(Instructions to follow)
Print the entries below exactly as they appear, from the first line up to and including the line with "(learn) at (274.5,404)". Do not print any pictures.

(Materials provided)
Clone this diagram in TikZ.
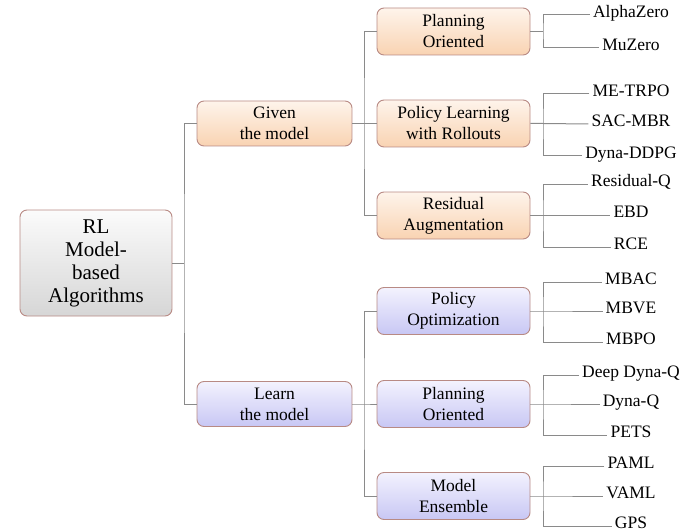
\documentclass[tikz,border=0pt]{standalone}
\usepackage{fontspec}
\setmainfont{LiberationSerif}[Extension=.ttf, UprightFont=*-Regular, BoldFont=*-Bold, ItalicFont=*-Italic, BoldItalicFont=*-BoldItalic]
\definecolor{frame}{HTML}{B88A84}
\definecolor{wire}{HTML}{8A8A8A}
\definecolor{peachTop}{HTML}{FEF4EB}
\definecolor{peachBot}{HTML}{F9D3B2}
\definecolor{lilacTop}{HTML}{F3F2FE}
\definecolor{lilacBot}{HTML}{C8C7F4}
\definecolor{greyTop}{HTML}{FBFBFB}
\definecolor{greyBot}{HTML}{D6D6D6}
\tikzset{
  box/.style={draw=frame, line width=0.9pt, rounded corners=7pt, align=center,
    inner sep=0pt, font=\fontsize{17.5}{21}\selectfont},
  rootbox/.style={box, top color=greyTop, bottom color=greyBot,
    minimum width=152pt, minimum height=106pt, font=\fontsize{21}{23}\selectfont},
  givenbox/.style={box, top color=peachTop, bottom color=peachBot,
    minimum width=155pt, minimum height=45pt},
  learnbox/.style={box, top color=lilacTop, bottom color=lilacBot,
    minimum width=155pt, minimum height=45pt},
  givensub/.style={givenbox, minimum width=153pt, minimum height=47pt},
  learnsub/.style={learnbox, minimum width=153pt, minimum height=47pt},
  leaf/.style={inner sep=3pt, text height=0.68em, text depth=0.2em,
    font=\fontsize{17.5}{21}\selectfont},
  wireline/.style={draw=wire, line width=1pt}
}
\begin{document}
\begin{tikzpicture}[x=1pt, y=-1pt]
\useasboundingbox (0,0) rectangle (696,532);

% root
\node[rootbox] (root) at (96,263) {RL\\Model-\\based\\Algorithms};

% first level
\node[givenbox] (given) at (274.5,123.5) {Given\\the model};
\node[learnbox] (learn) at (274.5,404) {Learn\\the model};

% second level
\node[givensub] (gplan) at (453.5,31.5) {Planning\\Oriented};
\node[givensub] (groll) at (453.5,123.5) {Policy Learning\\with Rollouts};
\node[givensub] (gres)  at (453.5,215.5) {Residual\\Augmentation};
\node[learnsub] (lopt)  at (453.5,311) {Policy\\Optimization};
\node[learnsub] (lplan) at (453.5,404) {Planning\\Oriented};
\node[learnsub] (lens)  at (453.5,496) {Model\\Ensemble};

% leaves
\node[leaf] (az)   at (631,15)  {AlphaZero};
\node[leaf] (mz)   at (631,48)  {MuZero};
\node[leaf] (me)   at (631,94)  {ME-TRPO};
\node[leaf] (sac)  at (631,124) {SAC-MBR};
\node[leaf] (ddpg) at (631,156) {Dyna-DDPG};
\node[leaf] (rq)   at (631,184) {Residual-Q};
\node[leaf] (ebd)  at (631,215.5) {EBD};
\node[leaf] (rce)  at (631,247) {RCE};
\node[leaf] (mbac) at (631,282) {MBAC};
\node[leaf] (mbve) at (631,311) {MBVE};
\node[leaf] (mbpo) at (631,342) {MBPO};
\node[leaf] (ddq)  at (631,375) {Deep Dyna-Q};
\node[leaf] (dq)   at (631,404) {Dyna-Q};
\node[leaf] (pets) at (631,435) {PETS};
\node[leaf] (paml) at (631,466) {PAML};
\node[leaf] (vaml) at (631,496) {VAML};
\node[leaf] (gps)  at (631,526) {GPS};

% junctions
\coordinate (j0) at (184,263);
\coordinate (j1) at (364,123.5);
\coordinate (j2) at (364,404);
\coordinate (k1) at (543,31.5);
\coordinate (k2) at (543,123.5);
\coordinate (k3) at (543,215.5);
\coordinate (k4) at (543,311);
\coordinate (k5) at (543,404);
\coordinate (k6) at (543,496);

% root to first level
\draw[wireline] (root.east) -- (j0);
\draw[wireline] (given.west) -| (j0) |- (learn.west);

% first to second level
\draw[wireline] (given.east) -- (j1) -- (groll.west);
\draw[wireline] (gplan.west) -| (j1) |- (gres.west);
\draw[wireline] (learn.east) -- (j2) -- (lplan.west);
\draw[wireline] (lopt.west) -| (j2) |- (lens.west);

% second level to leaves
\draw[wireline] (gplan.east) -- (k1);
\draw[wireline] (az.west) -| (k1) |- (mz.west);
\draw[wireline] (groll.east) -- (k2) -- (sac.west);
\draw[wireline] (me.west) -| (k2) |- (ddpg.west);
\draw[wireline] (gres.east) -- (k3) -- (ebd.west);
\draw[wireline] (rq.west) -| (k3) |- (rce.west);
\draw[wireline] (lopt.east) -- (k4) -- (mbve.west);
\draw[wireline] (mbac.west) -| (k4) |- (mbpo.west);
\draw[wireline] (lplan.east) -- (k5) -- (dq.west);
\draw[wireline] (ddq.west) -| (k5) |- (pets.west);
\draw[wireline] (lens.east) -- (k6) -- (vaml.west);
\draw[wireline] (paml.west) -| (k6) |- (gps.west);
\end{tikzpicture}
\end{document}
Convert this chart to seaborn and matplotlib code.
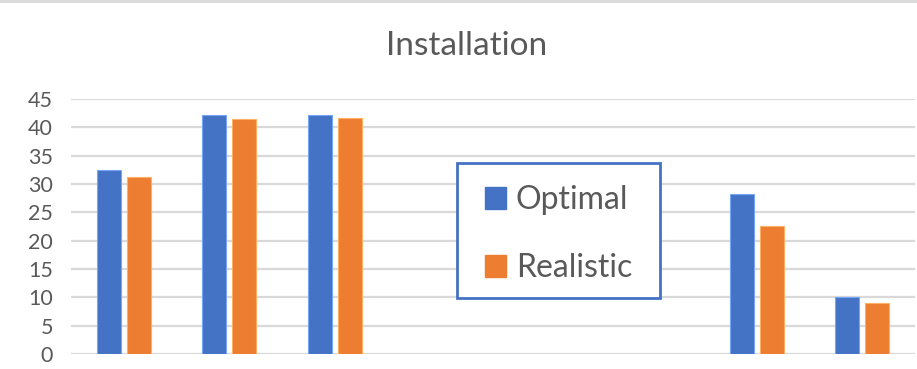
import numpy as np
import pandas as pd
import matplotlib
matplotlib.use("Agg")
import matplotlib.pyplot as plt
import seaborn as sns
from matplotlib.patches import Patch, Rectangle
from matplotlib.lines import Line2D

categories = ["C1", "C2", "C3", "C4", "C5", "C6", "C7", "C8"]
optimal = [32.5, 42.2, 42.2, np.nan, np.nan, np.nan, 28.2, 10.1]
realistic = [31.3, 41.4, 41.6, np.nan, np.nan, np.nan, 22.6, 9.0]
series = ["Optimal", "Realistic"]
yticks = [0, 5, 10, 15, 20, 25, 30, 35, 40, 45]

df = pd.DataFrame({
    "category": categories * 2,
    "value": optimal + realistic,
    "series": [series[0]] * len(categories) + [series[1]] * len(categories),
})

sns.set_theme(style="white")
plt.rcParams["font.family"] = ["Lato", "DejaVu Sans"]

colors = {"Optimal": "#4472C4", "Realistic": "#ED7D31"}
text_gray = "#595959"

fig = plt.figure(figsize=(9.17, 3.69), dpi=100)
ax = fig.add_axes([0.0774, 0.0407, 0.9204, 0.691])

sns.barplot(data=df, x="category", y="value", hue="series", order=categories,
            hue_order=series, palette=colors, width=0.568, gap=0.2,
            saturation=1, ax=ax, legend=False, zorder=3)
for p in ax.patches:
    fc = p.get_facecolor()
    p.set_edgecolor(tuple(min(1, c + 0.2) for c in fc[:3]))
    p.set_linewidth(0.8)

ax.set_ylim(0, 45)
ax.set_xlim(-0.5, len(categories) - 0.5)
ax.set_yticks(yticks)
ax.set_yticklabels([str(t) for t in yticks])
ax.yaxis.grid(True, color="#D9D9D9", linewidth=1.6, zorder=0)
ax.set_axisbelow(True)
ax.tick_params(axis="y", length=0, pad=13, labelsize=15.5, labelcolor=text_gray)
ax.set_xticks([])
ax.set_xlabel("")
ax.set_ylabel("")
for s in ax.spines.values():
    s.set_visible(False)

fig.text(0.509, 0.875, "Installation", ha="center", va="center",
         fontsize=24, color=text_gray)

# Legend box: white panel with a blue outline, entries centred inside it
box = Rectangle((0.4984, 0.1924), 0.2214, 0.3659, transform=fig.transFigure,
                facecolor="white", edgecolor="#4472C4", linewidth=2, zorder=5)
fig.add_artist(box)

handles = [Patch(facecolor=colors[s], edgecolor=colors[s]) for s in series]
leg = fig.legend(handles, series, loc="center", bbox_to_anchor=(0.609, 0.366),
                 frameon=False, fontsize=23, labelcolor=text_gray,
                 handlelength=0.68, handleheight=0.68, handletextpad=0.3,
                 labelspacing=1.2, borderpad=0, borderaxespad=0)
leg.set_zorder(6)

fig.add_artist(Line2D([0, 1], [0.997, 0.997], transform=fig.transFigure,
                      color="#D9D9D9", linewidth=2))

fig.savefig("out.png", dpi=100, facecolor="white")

(Solution)
Clone this diagram in TikZ.
\documentclass[tikz,border=0pt]{standalone}
\usepackage{fontspec}
\setmainfont{LiberationSerif}[Extension=.ttf, UprightFont=*-Regular, BoldFont=*-Bold, ItalicFont=*-Italic, BoldItalicFont=*-BoldItalic]
\definecolor{frame}{HTML}{B88A84}
\definecolor{wire}{HTML}{8A8A8A}
\definecolor{peachTop}{HTML}{FEF4EB}
\definecolor{peachBot}{HTML}{F9D3B2}
\definecolor{lilacTop}{HTML}{F3F2FE}
\definecolor{lilacBot}{HTML}{C8C7F4}
\definecolor{greyTop}{HTML}{FBFBFB}
\definecolor{greyBot}{HTML}{D6D6D6}
\tikzset{
  box/.style={draw=frame, line width=0.9pt, rounded corners=7pt, align=center,
    inner sep=0pt, font=\fontsize{17.5}{21}\selectfont},
  rootbox/.style={box, top color=greyTop, bottom color=greyBot,
    minimum width=152pt, minimum height=106pt, font=\fontsize{21}{23}\selectfont},
  givenbox/.style={box, top color=peachTop, bottom color=peachBot,
    minimum width=155pt, minimum height=45pt},
  learnbox/.style={box, top color=lilacTop, bottom color=lilacBot,
    minimum width=155pt, minimum height=45pt},
  givensub/.style={givenbox, minimum width=153pt, minimum height=47pt},
  learnsub/.style={learnbox, minimum width=153pt, minimum height=47pt},
  leaf/.style={inner sep=3pt, text height=0.68em, text depth=0.2em,
    font=\fontsize{17.5}{21}\selectfont},
  wireline/.style={draw=wire, line width=1pt}
}
\begin{document}
\begin{tikzpicture}[x=1pt, y=-1pt]
\useasboundingbox (0,0) rectangle (696,532);

% root
\node[rootbox] (root) at (96,263) {RL\\Model-\\based\\Algorithms};

% first level
\node[givenbox] (given) at (274.5,123.5) {Given\\the model};
\node[learnbox] (learn) at (274.5,404) {Learn\\the model};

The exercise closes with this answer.